● GOAL
Give back the full listing verbatim, apart from its images.

******

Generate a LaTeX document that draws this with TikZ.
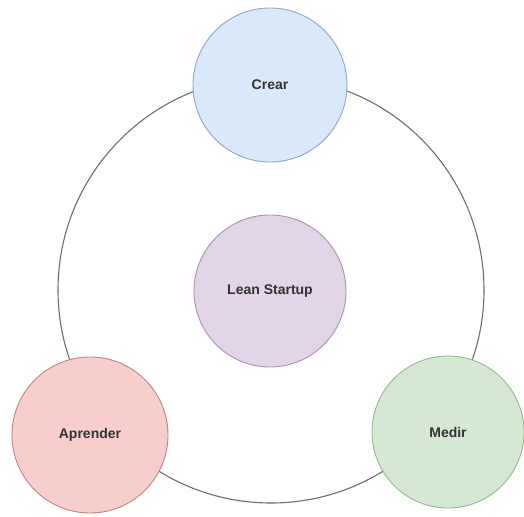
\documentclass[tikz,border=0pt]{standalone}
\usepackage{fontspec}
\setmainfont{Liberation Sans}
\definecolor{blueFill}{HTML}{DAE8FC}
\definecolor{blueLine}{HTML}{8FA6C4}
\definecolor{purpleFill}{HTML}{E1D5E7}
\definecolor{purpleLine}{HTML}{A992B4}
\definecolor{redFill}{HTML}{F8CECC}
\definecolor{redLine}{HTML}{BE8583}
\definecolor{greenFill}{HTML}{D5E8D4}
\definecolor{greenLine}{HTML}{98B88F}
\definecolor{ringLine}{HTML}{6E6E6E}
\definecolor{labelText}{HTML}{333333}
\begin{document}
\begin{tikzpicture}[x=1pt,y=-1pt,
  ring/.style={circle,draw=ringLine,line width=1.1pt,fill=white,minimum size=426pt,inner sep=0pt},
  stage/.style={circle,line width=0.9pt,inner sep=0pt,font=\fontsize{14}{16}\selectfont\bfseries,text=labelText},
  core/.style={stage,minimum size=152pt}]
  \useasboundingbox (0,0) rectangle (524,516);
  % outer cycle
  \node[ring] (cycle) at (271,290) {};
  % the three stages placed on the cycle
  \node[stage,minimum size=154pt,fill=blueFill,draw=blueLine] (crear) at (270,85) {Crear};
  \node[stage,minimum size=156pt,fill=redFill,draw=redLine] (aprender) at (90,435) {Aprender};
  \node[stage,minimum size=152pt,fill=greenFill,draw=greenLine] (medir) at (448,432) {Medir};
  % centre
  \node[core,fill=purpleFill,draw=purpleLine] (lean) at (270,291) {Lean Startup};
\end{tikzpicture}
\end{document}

******

● TASK OUTPUT
Generate a LaTeX document that draws this with TikZ.
\documentclass[tikz,border=0pt]{standalone}
\usepackage{fontspec}
\setmainfont{Liberation Sans}
\definecolor{blueFill}{HTML}{DAE8FC}
\definecolor{blueLine}{HTML}{8FA6C4}
\definecolor{purpleFill}{HTML}{E1D5E7}
\definecolor{purpleLine}{HTML}{A992B4}
\definecolor{redFill}{HTML}{F8CECC}
\definecolor{redLine}{HTML}{BE8583}
\definecolor{greenFill}{HTML}{D5E8D4}
\definecolor{greenLine}{HTML}{98B88F}
\definecolor{ringLine}{HTML}{6E6E6E}
\definecolor{labelText}{HTML}{333333}
\begin{document}
\begin{tikzpicture}[x=1pt,y=-1pt,
  ring/.style={circle,draw=ringLine,line width=1.1pt,fill=white,minimum size=426pt,inner sep=0pt},
  stage/.style={circle,line width=0.9pt,inner sep=0pt,font=\fontsize{14}{16}\selectfont\bfseries,text=labelText},
  core/.style={stage,minimum size=152pt}]
  \useasboundingbox (0,0) rectangle (524,516);
  % outer cycle
  \node[ring] (cycle) at (271,290) {};
  % the three stages placed on the cycle
  \node[stage,minimum size=154pt,fill=blueFill,draw=blueLine] (crear) at (270,85) {Crear};
  \node[stage,minimum size=156pt,fill=redFill,draw=redLine] (aprender) at (90,435) {Aprender};
  \node[stage,minimum size=152pt,fill=greenFill,draw=greenLine] (medir) at (448,432) {Medir};
  % centre
  \node[core,fill=purpleFill,draw=purpleLine] (lean) at (270,291) {Lean Startup};
\end{tikzpicture}
\end{document}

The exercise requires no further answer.